Bilan du premier budget carbone :
“Le bilan provisoire du solde du premier budget carbone 2015-2018 indique un dépassement estimé à 65 Mt CO2eq sur l’ensemble de la période, soit 3,7 % du premier budget, soit un surplus moyen d’environ 16 Mt CO2eq par an. Les émissions n’ont décru que de -1,0% par an en moyenne entre 2015 et 2018, alors que le scénario SNBC 2015 projetait une diminution des émissions de -2,2% par an en moyenne.”

Source : Stratégie Nationale Bas Carbone - Budgets carbones à venir, révisés.
On peut voir que la SNBC prévoit notamment des diminutions des émissions de GES dans les secteurs des Transports, du Bâtiment, de la production d’énergie et de l’industrie.
La nécessité d’une transition des modes de vie
Parce que la consommation d’énergie est par définition dépendante de la demande en énergie, de plus en plus d’institutions pointent le doigt sur la nécessité d’être plus sobre énergétiquement.

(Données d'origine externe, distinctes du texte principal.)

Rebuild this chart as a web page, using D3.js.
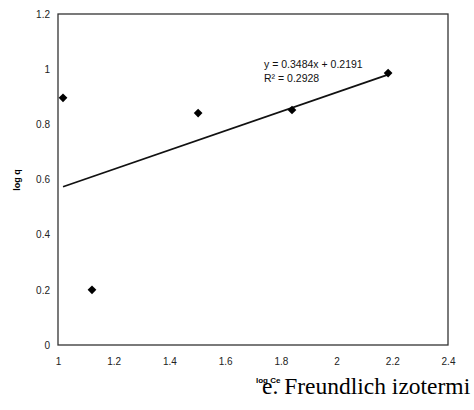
<!DOCTYPE html>
<html>
<head>
<meta charset="utf-8">
<script src="https://cdn.jsdelivr.net/npm/d3@7"></script>
<style>
  body { margin: 0; background: #fff; }
  svg { display: block; }
</style>
</head>
<body>
<svg width="474" height="410"></svg>
<script>
// data
const logCe = [1.018, 1.122, 1.503, 1.84, 2.185];
const logQ = [0.896, 0.2, 0.841, 0.852, 0.986];
const xTicks = [1, 1.2, 1.4, 1.6, 1.8, 2, 2.2, 2.4];
const yTicks = [0, 0.2, 0.4, 0.6, 0.8, 1, 1.2];
const slope = 0.3484, intercept = 0.2191;
const eqLines = ["y = 0.3484x + 0.2191", "R² = 0.2928"];

const margin = { top: 14, right: 26, bottom: 65, left: 58 },
      width = 474 - margin.left - margin.right,
      height = 410 - margin.top - margin.bottom;

const svg = d3.select("svg");
const g = svg.append("g")
    .attr("transform", `translate(${margin.left},${margin.top})`);

const x = d3.scaleLinear().domain([1, 2.4]).range([0, width]);
const y = d3.scaleLinear().domain([0, 1.2]).range([height, 0]);

// axes (no tick marks, like the Excel original)
const xAxis = g.append("g")
    .attr("transform", `translate(0,${height})`)
    .call(d3.axisBottom(x).tickValues(xTicks).tickSize(0).tickPadding(13)
        .tickFormat(d3.format("~g")));
const yAxis = g.append("g")
    .call(d3.axisLeft(y).tickValues(yTicks).tickSize(0).tickPadding(8)
        .tickFormat(d3.format("~g")));

[xAxis, yAxis].forEach(a => {
    a.select(".domain").remove();
    a.selectAll("text")
        .style("font-family", "Arial, 'Liberation Sans', sans-serif")
        .style("font-size", "10px")
        .style("fill", "#222");
});

// plot frame
g.append("rect")
    .attr("width", width)
    .attr("height", height)
    .style("fill", "none")
    .style("stroke", "#333")
    .style("stroke-width", 1.3);

// trend line
const xMin = d3.min(logCe), xMax = d3.max(logCe);
g.append("line")
    .attr("x1", x(xMin)).attr("y1", y(slope * xMin + intercept))
    .attr("x2", x(xMax)).attr("y2", y(slope * xMax + intercept))
    .style("stroke", "#111")
    .style("stroke-width", 1.8);

// points - squares turned 45 degrees
g.selectAll(".pt")
    .data(logCe)
    .enter().append("path")
    .attr("class", "pt")
    .attr("d", d3.symbol().type(d3.symbolSquare).size(38))
    .attr("transform", (d, i) => `translate(${x(d)},${y(logQ[i])}) rotate(45)`)
    .style("fill", "#000");

// equation
g.selectAll(".eq")
    .data(eqLines)
    .enter().append("text")
    .attr("class", "eq")
    .attr("x", 206)
    .attr("y", (d, i) => 54 + i * 14)
    .style("font-family", "Arial, 'Liberation Sans', sans-serif")
    .style("font-size", "10.5px")
    .style("fill", "#111")
    .text(d => d);

// axis titles
svg.append("text")
    .attr("transform", "translate(20,180) rotate(-90)")
    .style("text-anchor", "middle")
    .style("font-family", "Arial, 'Liberation Sans', sans-serif")
    .style("font-size", "9px")
    .style("font-weight", "bold")
    .text("log q");

svg.append("text")
    .attr("x", 256)
    .attr("y", 383)
    .style("font-family", "Arial, 'Liberation Sans', sans-serif")
    .style("font-size", "8px")
    .style("font-weight", "bold")
    .text("log Ce");

// caption
svg.append("text")
    .attr("x", 262)
    .attr("y", 394)
    .style("font-family", "'Times New Roman', 'Liberation Serif', serif")
    .style("font-size", "23.5px")
    .style("fill", "#000")
    .text("e. Freundlich izotermi");
</script>
</body>
</html>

Ironiquement, même les plus gros pollueurs comme Total Energies appellent à plus de sobriété de la part des citoyens… En effet, au-delà de la transition écologique nécessaire, le prochain hiver sans gaz russe est pour l’instant peu planifié : le plan RePower EU a pour objectif de répondre à l’urgence énergétique et sortir de la dépendance aux fossiles russes.
C’est également l'opinion du président du gestionnaire de réseau RTE : « Il y aura forcément des changements dans les modes de vie. On ne passe pas d'un claquement de doigt d'une société dépendante des fossiles à une société neutre en carbone ».
L’Agence internationale de l’énergie a mis elle aussi pour la première fois en avant la sobriété pour atteindre l’objectif de zéro émissions net de CO2 dans son rapport publié en mai 2021 (Net zero by 2050 – a Roadmap for the Global Energy Sector) : la demande énergétique mondiale doit décroître de 8% exactement, malgré les perspectives d’augmentation de la population d’environ 2 milliards d’ici 2050.

Pour cela, l’IAE propose des mesures concrètes :
Conclusion
Dans son dernier rapport, World Energy Investment 2022, l’IAE souligne qu’après avoir stagné pendant plusieurs années, les dépenses mondiales en matière d'énergie propre s'accélèrent enfin. Mais le gros point noir reste que ces tendances en matière d'investissement dans les énergies propres varient considérablement entre les régions du monde et risquent donc d’accentuer encore plus les inégalités liées à la dépendance énergétique :

Source : IAE, World Energy Investment 2022
L’IAE relève également la tendance à réinvestir dans des énergies fossiles, notamment le charbon, par réponse temporaire à la crise liée à la guerre en Ukraine… L’institution souligne aussi que la finance durable connaît des difficultés de croissance, mais reste importante pour le financement des énergies propres, même si cela reste concentré dans les économies avancées.
En conclusion de ce dernier rapport éloquent, l’IAE remet un point d’honneur au fait qu’une transition énergétique sûre et abordable repose uniquement sur une augmentation massive des investissements dans les infrastructures d'énergie propre. Et pour le moment les tendances actuelles en matière d'investissement dans l'énergie montrent que le monde n'atteint pas ses objectifs en matière de transition énergétique, afin de proposer une offre suffisante en énergie propre, fiable et abordable.
Qu’est-ce que l’IAE ?
L’AIE (Agence International de l'Énergie - IAE pour International Agency of Energy en anglais) est une organisation internationale fondée à l'OCDE (Organisation de Coopération et de Développement Economiques) en 1974 et basée à Paris. Au lendemain du choc pétrolier de 1973, l’objectif était d’assurer la sécurité d’approvisionnement en pétrole des pays membres. Si la sécurité énergétique reste une mission centrale de l’agence, l'AIE est aujourd'hui au centre du débat mondial sur l'énergie, se concentrant sur une grande variété de questions comme le changement climatique, la pollution atmosphérique, l'accès à l'énergie et l'efficacité énergétique.
Aujourd’hui l’Agence comprend 31 pays membres (majoritairement en Europe avec aussi les Etats-Unis, le Japon, l’Australie et le Canada, …) et 10 pays dans le programme d’association. Au sein de l’AIE, 75 % de la consommation énergétique mondiale est désormais représentée, contre 40 % en 2015. La France n’a rejoint l’agence en tant que pays membre qu’en 1992.
Sécurité énergétique :
L’AIE a développé un système collectif d'intervention d'urgence pour assurer une influence stabilisatrice sur les marchés et l'économie mondiale. Il a été activé à trois reprises depuis la création de l'Agence : en janvier 1991, pendant la première guerre du Golfe, en 2005, après que les ouragans Katrina et Rita ont endommagé les infrastructures pétrolières dans le golfe du Mexique et en 2011, pendant la crise libyenne.